§ **STORED DATA**
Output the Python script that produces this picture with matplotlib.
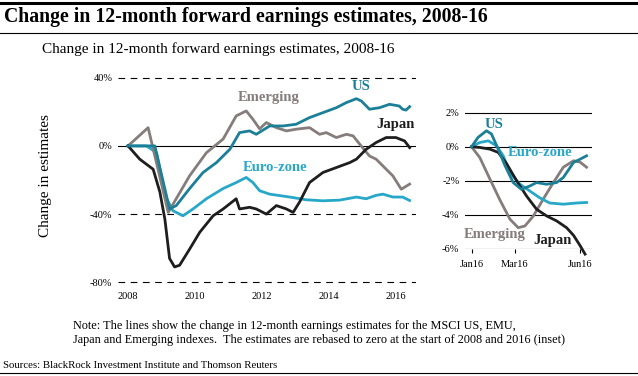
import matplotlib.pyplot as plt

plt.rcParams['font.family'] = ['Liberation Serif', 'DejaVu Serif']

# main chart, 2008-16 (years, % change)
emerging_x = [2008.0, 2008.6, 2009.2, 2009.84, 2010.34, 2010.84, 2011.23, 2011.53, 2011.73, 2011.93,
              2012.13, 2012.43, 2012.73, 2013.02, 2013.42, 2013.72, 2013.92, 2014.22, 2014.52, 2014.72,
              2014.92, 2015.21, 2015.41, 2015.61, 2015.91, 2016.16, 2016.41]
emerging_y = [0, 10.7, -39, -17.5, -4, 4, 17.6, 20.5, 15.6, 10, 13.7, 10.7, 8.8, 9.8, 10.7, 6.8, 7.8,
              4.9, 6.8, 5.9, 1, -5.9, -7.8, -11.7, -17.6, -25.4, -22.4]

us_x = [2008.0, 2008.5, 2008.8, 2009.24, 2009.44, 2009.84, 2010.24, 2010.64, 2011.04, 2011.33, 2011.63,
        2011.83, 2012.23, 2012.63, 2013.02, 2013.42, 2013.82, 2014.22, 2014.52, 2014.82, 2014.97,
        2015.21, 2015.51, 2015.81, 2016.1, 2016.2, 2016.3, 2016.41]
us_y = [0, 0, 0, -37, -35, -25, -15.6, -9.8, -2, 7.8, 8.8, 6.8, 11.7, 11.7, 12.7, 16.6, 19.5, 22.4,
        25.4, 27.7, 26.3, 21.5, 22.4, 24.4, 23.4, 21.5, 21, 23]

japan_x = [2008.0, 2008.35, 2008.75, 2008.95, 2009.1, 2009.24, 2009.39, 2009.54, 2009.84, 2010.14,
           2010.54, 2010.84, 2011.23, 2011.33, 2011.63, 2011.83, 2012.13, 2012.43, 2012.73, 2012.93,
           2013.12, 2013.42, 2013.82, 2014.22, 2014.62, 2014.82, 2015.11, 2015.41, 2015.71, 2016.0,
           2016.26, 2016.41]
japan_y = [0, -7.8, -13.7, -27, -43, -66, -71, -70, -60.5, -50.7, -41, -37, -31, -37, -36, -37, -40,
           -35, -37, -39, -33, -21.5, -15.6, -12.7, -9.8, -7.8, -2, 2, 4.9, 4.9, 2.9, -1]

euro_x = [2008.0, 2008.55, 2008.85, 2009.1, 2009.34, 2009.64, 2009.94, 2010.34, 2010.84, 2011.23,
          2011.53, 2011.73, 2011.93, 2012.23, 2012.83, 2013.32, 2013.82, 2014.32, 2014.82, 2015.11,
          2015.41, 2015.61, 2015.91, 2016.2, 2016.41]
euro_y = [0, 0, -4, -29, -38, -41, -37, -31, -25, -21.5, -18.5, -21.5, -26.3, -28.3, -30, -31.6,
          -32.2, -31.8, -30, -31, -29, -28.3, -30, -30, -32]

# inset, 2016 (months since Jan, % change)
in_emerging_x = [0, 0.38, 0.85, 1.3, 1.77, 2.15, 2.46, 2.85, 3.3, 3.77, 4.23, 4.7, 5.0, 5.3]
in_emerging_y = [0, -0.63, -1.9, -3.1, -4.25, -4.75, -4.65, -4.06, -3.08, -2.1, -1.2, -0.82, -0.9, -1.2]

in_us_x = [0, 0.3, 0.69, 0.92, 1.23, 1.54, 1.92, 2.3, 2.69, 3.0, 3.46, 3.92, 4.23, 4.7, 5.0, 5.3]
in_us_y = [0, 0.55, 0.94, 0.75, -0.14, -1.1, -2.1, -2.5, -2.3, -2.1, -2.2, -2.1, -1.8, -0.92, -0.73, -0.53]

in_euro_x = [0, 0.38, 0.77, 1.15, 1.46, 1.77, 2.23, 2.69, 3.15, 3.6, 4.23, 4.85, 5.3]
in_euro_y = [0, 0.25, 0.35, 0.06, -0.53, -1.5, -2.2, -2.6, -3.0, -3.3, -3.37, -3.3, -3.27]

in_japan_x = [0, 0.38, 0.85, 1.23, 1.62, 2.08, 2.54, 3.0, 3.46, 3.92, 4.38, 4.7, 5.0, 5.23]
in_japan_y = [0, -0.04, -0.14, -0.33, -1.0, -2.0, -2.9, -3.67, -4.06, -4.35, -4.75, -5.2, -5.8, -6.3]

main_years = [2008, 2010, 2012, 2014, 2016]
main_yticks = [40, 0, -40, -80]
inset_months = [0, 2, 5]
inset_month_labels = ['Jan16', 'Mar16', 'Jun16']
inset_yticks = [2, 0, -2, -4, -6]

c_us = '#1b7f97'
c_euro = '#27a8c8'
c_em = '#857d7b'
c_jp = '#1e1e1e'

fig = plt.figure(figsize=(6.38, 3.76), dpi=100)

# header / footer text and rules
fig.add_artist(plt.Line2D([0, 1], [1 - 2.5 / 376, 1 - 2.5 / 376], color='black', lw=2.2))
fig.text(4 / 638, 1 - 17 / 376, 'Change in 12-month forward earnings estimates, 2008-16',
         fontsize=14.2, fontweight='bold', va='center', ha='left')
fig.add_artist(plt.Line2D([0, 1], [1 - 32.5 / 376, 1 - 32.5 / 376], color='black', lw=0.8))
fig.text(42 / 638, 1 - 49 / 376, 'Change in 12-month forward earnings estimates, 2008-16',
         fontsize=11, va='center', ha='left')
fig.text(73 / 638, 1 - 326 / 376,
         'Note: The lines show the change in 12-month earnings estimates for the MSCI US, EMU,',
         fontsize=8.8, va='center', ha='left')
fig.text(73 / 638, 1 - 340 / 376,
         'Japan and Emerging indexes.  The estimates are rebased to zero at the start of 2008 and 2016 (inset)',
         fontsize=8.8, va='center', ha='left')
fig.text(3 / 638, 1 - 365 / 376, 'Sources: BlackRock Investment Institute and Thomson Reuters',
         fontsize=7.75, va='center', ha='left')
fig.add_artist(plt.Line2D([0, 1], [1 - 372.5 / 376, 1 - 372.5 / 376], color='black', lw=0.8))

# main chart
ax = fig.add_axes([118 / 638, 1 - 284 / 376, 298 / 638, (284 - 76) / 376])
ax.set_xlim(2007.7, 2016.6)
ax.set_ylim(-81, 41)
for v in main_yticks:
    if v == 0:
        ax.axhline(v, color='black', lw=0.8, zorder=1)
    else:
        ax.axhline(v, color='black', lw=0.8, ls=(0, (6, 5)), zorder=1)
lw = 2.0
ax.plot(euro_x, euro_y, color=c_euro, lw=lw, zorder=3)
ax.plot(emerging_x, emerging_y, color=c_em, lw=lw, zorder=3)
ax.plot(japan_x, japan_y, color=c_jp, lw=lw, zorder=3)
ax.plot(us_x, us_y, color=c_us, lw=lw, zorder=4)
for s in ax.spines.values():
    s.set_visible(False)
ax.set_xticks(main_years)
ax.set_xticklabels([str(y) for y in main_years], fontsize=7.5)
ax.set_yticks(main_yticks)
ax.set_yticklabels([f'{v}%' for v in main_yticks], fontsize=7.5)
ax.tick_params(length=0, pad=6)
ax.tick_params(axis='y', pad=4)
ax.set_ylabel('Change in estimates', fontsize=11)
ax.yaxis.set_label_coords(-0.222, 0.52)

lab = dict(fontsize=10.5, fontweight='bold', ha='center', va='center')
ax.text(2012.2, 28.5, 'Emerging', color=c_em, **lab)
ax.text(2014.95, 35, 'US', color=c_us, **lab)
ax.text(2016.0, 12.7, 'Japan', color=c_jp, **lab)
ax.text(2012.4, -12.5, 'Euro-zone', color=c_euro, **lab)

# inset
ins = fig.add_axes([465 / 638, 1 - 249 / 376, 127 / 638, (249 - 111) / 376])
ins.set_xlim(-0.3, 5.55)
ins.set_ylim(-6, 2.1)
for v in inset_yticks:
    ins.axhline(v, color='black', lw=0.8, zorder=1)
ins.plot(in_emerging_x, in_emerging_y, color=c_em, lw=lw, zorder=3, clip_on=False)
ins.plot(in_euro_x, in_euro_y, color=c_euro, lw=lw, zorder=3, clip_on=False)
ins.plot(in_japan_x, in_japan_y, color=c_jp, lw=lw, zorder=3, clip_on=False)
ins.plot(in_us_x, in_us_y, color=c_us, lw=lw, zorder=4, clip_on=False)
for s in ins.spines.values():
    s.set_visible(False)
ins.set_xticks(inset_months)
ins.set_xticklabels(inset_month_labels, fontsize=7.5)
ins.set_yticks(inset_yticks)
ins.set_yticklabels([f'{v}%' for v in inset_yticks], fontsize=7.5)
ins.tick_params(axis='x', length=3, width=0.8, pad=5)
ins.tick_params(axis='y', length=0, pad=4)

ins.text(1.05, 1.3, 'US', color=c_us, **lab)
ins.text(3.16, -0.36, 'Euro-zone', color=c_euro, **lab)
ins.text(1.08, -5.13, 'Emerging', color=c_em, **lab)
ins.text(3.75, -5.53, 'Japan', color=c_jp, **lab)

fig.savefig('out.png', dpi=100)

---

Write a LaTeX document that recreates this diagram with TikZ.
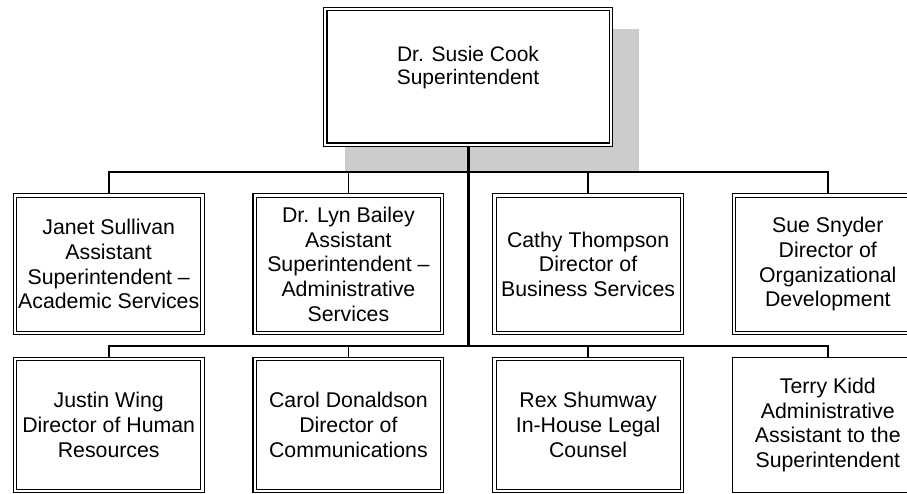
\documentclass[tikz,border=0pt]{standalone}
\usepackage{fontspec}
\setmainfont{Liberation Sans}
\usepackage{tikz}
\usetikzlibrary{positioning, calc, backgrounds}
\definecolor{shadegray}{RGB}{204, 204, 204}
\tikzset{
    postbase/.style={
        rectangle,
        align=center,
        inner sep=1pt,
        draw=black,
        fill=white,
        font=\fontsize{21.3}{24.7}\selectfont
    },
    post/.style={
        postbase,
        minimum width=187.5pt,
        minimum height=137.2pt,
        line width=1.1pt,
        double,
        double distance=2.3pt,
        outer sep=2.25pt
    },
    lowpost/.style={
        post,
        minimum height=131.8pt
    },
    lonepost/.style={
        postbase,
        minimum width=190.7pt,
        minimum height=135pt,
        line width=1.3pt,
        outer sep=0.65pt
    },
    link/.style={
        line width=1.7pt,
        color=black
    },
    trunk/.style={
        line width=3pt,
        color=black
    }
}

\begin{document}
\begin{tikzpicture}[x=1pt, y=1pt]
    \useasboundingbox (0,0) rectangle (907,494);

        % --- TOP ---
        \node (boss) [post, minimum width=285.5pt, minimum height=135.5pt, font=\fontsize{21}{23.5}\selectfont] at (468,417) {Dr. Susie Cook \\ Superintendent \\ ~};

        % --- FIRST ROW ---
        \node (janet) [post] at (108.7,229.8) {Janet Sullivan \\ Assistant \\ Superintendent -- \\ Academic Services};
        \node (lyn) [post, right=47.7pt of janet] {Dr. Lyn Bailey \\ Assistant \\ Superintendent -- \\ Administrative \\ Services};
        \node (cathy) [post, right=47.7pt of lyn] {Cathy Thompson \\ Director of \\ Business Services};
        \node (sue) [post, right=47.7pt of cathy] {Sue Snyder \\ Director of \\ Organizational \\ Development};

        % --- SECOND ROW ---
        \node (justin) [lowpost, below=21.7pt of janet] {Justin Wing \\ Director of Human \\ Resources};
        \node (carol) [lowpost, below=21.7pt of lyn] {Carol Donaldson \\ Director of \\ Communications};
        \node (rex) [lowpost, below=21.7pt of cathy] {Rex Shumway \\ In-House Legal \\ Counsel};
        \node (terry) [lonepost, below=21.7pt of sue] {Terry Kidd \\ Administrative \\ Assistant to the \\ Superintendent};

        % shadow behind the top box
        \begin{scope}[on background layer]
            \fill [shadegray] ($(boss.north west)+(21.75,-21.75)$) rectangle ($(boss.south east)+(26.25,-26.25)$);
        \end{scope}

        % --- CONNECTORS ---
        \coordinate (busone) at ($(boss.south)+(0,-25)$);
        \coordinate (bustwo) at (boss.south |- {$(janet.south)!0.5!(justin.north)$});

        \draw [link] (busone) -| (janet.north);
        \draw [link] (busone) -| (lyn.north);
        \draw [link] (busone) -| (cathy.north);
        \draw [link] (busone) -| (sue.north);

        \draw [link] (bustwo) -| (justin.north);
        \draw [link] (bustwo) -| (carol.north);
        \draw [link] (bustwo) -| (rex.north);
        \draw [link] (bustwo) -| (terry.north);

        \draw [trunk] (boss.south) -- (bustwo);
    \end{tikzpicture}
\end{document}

§ **DO THIS**
Select all lines in the listing that include the word "matplotlib".

§ **ANSWER TO THIS PROBLEM**
Output the Python script that produces this picture with matplotlib.
import matplotlib.pyplot as plt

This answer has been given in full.